Omission in previous response:

Tubeside firecase vapor relief for this case is typically assumed to be adequately accomodated at the tubeside channel flanges. However, provisions for liquid hydrostatic overpressure relief on the tubeside are required if the tubeside is predominantly liquid full and the tubeside could be blocked in.
 
Thanks for all the responses so far. It does seem that there is far from a consensus in industry. However the reason I am asking about RAGAGEP is that it is now an OSHA requirement.


OSHA considers consensus codes such as ASME boiler/pressure vessel codes and API recommended practices such as RP-520 and RP-521 to be RAGAGEP. In the past following API recommended practices may have been optional but with OSHA's current stance it is seems like there is now a legal requirement to follow the code and recommended practices.

Heat exchangers are typically designed using the ASME Section VIII pressure vessel code. The name plate on the exchanger has a "U" stamp with both shell side and tube side MAWP's. Therefore the channel, shell, and back bell of a heat exchanger are pressure vessels.

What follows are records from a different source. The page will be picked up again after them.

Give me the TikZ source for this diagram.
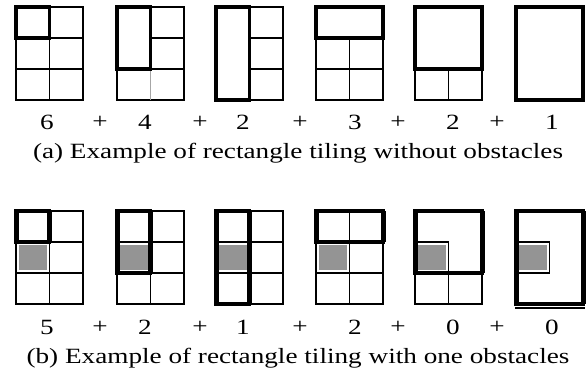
\documentclass[tikz,border=0pt]{standalone}
\usepackage{fontspec}
\setmainfont{Liberation Serif}[FakeStretch=1.25]
\usepackage{tikz}

% thin 2x3 cell grid of one board
\newcommand{\fullgrid}{%
  \draw[gridline] (0,0) rectangle (67,93)
    (33.5,0) -- (33.5,93) (0,31) -- (67,31) (0,62) -- (67,62);}

\begin{document}
\begin{tikzpicture}[
    x=0.4pt, y=-0.4pt,
    gridline/.style={line width=0.6pt},
    faint/.style={gridline, draw=black!35},
    tile/.style={line width=1.3pt},
    tileside/.style={line width=2pt},
    obst/.style={fill=black!42},
    obstedge/.style={line width=0.6pt},
    lbl/.style={font=\fontsize{8.7}{10}\selectfont, inner sep=0pt},
  ]
    \useasboundingbox (0,0) rectangle (586,373);

    % ---- (a) boards without obstacles ----
    \begin{scope}[shift={(16,7)}]
      \fullgrid
      \draw[tile] (0,0) rectangle (33.5,31);
    \end{scope}
    \begin{scope}[shift={(117,7)}]
      \draw[gridline] (0,0) rectangle (67,93) (33.5,31) -- (67,31) (0,62) -- (67,62);
      \draw[faint] (33.5,62) -- (33.5,93);
      \draw[tile] (0,0) rectangle (33.5,62);
    \end{scope}
    \begin{scope}[shift={(216,7)}]
      \draw[gridline] (0,0) rectangle (67,93) (33.5,31) -- (67,31) (33.5,62) -- (67,62);
      \draw[tile] (0,0) rectangle (33.5,93);
    \end{scope}
    \begin{scope}[shift={(316,7)}]
      \draw[gridline] (0,0) rectangle (67,93) (0,62) -- (67,62) (33.5,31) -- (33.5,93);
      \draw[tile] (0,0) rectangle (67,31);
    \end{scope}
    \begin{scope}[shift={(415,7)}]
      \draw[gridline] (0,0) rectangle (67,93) (33.5,62) -- (33.5,93);
      \draw[tile] (0,0) rectangle (67,62);
    \end{scope}
    \begin{scope}[shift={(516,7)}]
      \draw[tile] (0,0) rectangle (67,93);
    \end{scope}

    \foreach \x/\t [count=\i] in {47/6,100/+,145/4,200/+,243/2,300/+,355/3,398/+,453/2,497/+,552/1}
      \node[lbl] (a\i) at (\x,122) {\t};
    \node[lbl] (capa) at (298,153) {(a) Example of rectangle tiling without obstacles};

    % ---- (b) boards with one obstacle ----
    \begin{scope}[shift={(16,211)}]
      \fullgrid
      \fill[obst] (3,34) rectangle (30.5,59);
      \draw[tile] (0,0) rectangle (33.5,31);
      \draw[tileside] (0,0) -- (0,31) (33.5,0) -- (33.5,31);
    \end{scope}
    \begin{scope}[shift={(117,211)}]
      \fullgrid
      \fill[obst] (3,34) rectangle (30.5,59);
      \draw[tile] (0,0) rectangle (33.5,62);
      \draw[tileside] (0,0) -- (0,62) (33.5,0) -- (33.5,62);
    \end{scope}
    \begin{scope}[shift={(216,211)}]
      \fullgrid
      \fill[obst] (3,34) rectangle (30.5,59);
      \draw[tile] (0,0) rectangle (33.5,93);
      \draw[tileside] (0,0) -- (0,93) (33.5,0) -- (33.5,93);
    \end{scope}
    \begin{scope}[shift={(316,211)}]
      \fullgrid
      \fill[obst] (3,34) rectangle (30.5,59);
      \draw[tile] (0,0) rectangle (67,31);
      \draw[tileside] (0,0) -- (0,31) (67,0) -- (67,31);
    \end{scope}
    \begin{scope}[shift={(415,211)}]
      \draw[gridline] (0,0) rectangle (67,93) (33.5,62) -- (33.5,93);
      \fill[obst] (3,34) rectangle (30.5,59);
      \draw[obstedge] (0,31) -- (33.5,31) -- (33.5,62);
      \draw[tile] (0,0) rectangle (67,62);
      \draw[tileside] (0,0) -- (0,62) (67,0) -- (67,62);
    \end{scope}
    \begin{scope}[shift={(516,211)}]
      \fill[obst] (3,34) rectangle (30.5,59);
      \draw[obstedge] (0,31) rectangle (33.5,62);
      \draw[tile] (0,0) rectangle (67,93);
      \draw[tileside] (0,0) -- (0,93) (67,0) -- (67,93);
      \draw[gridline] (-1,97) -- (69,97);
    \end{scope}

    \foreach \x/\t [count=\i] in {47/5,100/+,145/2,200/+,243/1,300/+,355/2,398/+,453/0,497/+,552/0}
      \node[lbl] (b\i) at (\x,327) {\t};
    \node[lbl] (capb) at (298,358) {(b) Example of rectangle tiling with one obstacles};
\end{tikzpicture}
\end{document}
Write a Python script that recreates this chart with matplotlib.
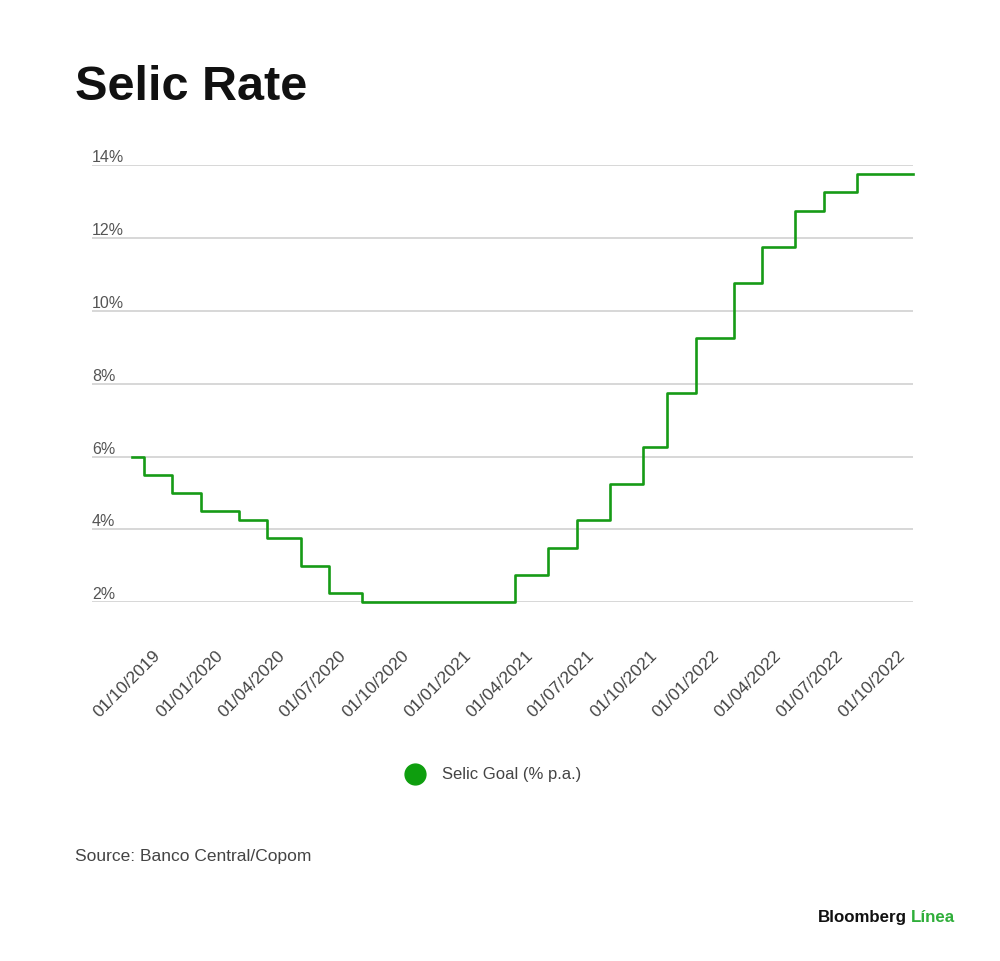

To satisfy ASME code and API recommended practices, fire case over-pressure needs to be looked at for pressure vessels.

So to meet OSHA requirements it seems like there are three possibilities for liquid containing heat exchangers.

1) Install PSV's on both the tube side and shell side
2) Guarantee an open path with acceptable pressure drop to another PSV which has a large enough PSV
3) Assume that the studs on the heat exchanger relax in a fire and fluid leaks out at a fast enough rate to keep
the heat exchanger from over-pressuring and rupturing.

Option 1) clearly meets ASME code and ASME RP's. It just costs a bunch of money.

Option 2) is easy in some case e.g. a reboiler connected to a distillation column with a large PSV with block for on-line maintenance. Just car seal or lock the valves open. It is difficult when there is intervening equipment e.g. additional heat exchangers where it is difficult to predict pressure drop or when there are control valves in the system ( can we be sure of the position of a control valve in a fire?)

Option 3) has logic to it. Many times it can be shown that a vapor filled vessel will structurally fail in a fire due to wall overheating prior to reaching it MAWP. Therefore fire does not need to be considered as an overpressure scenario when sizing a PSV. But can we be sure the studs on a heat exchanger relax in a fire to make it self relieving? Are there industry examples of this happening? Are there industry examples of this not happening?
 
For option 2, even a rough estimate of pressure drop should do. For intervening control valves in the relief path, we must assume that these may be either fail closed or forced close by the control system during a relief event.

For option 3, in addition to the body flange leaks, there will also be the tubeside liquid hydrostatic thermal RV. Moreover, most of the heat absorbed on the tubeside channels would get dissipated through the tubes into the shellside relief device. These are company guidelines from industry experts so I can only presume these are well founded guidelines. Pls also note exceptions to this in previous response.
 
Sanderson - I think you're assuming that ASME and API have prescriptive requirement which mandate sizing for fire exposure. That's not true. ASME and API tell you what to do after you have decided to size for fire exposure. All sizing basis decisions, including fire, are intentionally left to the user. Regarding the fire decision, it's up to the user to determine combustibility criteria (what fluids are a fire risk) and it's up to the user to assess when fire exposure protection is needed.